Sentado no chão do quarto da minha vó com minha irmã, enquanto os trovões estouravam e os raios cortavam o céu da tarde que virou noite, eu ouvi a história pela primeira vez: num tempo muito antigo as pessoas se tornaram tão más que Deus enviou um dilúvio para castigá-las, só um homem se salvou construindo um enorme barco de madeira em que se abrigou com sua família e um casal de cada tipo de animal.
Fiquei imaginando o cheiro de madeira molhada misturado com o dos animais, como seria olhar para fora, só ver água por todos os lados e saber que não havia mais ninguém no mundo. Quantas crianças não sentiram algo semelhante ao ouvir o ferreiro contar como o deus fulano ensinou o primeiro forjador a trabalhar os metais ou coisa que o valha?

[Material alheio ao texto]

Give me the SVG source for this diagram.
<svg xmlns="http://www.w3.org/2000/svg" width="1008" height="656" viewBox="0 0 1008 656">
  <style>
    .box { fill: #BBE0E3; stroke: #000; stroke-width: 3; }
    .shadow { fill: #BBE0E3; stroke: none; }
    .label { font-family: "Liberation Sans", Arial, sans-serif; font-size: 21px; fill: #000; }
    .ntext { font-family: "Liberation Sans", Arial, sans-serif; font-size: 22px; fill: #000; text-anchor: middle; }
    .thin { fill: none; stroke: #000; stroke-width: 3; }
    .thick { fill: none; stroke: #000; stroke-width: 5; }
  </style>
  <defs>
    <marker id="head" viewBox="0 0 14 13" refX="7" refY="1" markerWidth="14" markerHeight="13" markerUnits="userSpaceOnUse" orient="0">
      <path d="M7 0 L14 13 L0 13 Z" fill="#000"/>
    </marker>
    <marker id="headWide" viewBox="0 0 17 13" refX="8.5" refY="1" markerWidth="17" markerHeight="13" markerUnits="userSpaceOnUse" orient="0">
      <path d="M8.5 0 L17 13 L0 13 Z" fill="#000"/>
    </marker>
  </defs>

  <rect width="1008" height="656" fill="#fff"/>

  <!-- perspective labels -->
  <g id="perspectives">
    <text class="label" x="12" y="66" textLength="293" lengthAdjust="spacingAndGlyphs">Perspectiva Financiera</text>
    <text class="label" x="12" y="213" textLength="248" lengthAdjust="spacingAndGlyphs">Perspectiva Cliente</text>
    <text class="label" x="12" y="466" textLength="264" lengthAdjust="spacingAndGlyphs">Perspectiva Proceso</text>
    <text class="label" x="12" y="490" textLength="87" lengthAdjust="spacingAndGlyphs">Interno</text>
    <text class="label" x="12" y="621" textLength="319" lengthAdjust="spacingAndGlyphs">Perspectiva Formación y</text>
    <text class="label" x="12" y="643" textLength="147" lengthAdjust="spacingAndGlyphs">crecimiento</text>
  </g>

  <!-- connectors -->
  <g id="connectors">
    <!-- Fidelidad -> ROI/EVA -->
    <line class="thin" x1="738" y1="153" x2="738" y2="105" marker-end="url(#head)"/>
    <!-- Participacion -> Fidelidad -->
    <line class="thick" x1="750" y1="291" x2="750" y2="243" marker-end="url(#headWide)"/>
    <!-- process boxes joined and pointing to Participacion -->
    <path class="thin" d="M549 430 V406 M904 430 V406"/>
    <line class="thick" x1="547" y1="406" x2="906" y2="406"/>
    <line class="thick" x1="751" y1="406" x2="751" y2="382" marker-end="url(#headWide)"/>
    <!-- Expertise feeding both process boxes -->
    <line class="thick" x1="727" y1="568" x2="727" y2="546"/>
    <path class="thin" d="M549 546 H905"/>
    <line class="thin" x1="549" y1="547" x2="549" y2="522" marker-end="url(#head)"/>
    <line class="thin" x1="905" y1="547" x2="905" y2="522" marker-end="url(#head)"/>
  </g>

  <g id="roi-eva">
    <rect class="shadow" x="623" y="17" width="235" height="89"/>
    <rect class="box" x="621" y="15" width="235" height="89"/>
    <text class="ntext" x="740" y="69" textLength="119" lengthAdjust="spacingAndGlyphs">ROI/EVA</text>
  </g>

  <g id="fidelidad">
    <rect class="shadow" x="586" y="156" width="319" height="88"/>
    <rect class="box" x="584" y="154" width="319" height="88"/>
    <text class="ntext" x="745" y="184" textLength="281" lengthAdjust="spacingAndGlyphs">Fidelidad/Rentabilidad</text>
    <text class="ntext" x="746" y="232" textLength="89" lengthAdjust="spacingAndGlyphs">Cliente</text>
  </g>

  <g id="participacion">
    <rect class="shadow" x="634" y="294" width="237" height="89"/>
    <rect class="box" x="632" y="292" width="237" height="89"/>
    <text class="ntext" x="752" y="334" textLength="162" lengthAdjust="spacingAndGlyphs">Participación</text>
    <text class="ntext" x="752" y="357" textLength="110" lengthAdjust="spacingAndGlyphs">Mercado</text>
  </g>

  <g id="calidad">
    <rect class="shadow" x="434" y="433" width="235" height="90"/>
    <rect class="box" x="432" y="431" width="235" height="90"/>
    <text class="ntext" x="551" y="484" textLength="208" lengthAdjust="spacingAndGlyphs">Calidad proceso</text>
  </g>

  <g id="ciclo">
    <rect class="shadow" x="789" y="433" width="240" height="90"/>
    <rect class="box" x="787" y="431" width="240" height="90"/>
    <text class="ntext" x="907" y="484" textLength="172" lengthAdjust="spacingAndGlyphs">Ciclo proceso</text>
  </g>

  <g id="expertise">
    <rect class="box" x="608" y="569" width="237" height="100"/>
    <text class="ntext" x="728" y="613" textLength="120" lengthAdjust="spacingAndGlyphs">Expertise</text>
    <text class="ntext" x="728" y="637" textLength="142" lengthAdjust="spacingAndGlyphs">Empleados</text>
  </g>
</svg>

Nesse meu mundo também havia um semideus: Pelé. Escutei seu nome dentro de casa, vi os amigos com que meu pai tomava um cafezinho no bar discutirem suas façanhas, fui aos poucos montando a equação. Ele era um jogador de futebol, imparável, imarcável, criador de jogadas únicas e geniais, o melhor que já havia existido e viria a existir.
Com o tempo, evidentemente, Pelé foi migrando para o mundo real, mas sua origem nunca foi esquecida. Para mim - e acho que para a maioria dos que nasceram durante o seu reinado - ele nunca deixou de ser um personagem saído do reino da magia para viver entre os comuns mortais.

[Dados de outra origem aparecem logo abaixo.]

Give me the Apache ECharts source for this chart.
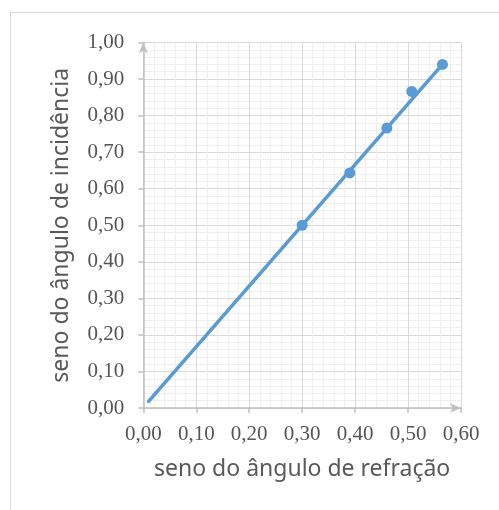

Até porque ele continuou sendo mágico entre nós. No mundo inteiro, não só no Brasil. Todos queriam conhecê-lo. Parou uma guerra. Virou estampa de selo em vários países. Poderíamos passar horas listando os exemplos do efeito que ele causava ao redor do planeta, de como o tratavam.

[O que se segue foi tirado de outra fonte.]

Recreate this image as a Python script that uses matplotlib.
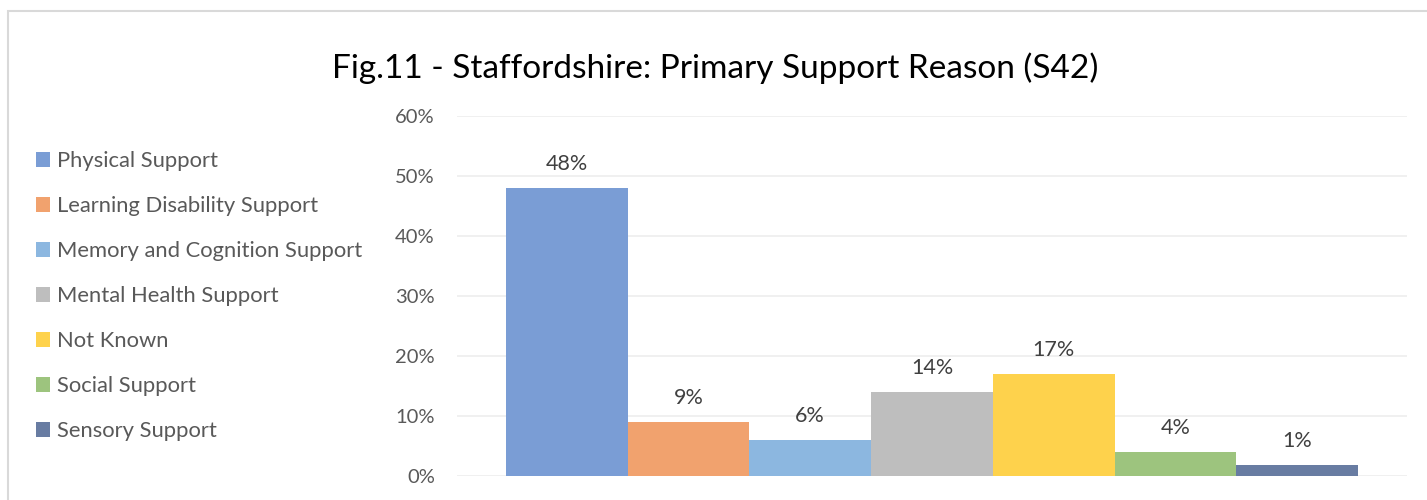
import matplotlib
matplotlib.use("Agg")
from matplotlib import pyplot as plt
from matplotlib.patches import Rectangle

categories = ["Physical Support",
              "Learning Disability Support",
              "Memory and Cognition Support",
              "Mental Health Support",
              "Not Known",
              "Social Support",
              "Sensory Support"]
values = [48, 9, 6, 14, 17, 4, 1.9]
value_labels = ["48%", "9%", "6%", "14%", "17%", "4%", "1%"]
colors = ["#7A9DD5", "#F1A26E", "#8CB7E0", "#BEBEBE",
          "#FED24C", "#9DC47E", "#687CA2"]
yticks = [0, 10, 20, 30, 40, 50, 60]

plt.rcParams['font.family'] = ['Lato', 'DejaVu Sans']

W, H = 1427, 500
fig = plt.figure(figsize=(W / 100, H / 100), dpi=100)
ax = fig.add_axes([457 / W, 24 / H, 950 / W, 360 / H])

for i, (cat, v, c) in enumerate(zip(categories, values, colors)):
    ax.bar(i, v, width=1.0, color=c, label=cat)
    ax.text(i, v + 2.3, value_labels[i], ha="center", va="bottom",
            fontsize=15.5, color="#404040")

ax.set_xlim(-0.9, 6.9)
ax.set_ylim(0, 60)
ax.set_yticks(yticks)
ax.set_yticklabels([f"{t}%" for t in yticks], fontsize=14.5, color="#595959")
ax.set_xticks([])
ax.tick_params(axis="y", length=0, pad=16)
ax.grid(axis="y", color="#EDEDED", lw=1.2)
ax.set_axisbelow(True)
for s in ax.spines.values():
    s.set_visible(False)

fig.text(715 / W, 1 - 68 / H, "Fig.11 - Staffordshire: Primary Support Reason (S42)",
         ha="center", va="center", fontsize=24, color="black")

handles, labels = ax.get_legend_handles_labels()
fig.legend(handles, labels, loc="upper left", bbox_to_anchor=(36 / W, 1 - 151 / H),
           frameon=False, fontsize=15.8, labelcolor="#595959",
           borderaxespad=0, borderpad=0,
           handlelength=0.64, handleheight=0.64, handletextpad=0.3,
           labelspacing=1.14)

fig.patches.append(Rectangle((8 / W, -0.1), 1.2, 1 - 11 / H + 0.1,
                             transform=fig.transFigure, fill=False,
                             edgecolor="#D9D9D9", lw=1.5))

fig.savefig("out.png", dpi=100)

Quem tiver alguma dúvida sobre isso pode seguir a sugestão do último artigo do Augusto Nunes (que acho que está na Oeste e foi copiado nos comentários de ontem) e assistir ao documentário Pelé Eterno.
Augusto lamenta que não tenham feito fila nos cinemas para vê-lo. Mas na Inglaterra eu lembro que fizeram, em outros lugares o encantamento foi grande. Aqui nem tanto. Em parte porque, como dizem, a gente se acostuma com a beleza da própria esposa. Em parte porque, como as últimas eleições acabam de reiterar, uma grande parcela da nossa população tem uma inclinação irrefreável para a inveja e para o mal.
Com estes últimos, que se apegam a detalhes menores para tentar manchar a imagem deste grande brasileiro, só o dilúvio para resolver. Para os demais, Pelé sempre será esse ser mágico que tivemos a felicidade de ter como rei.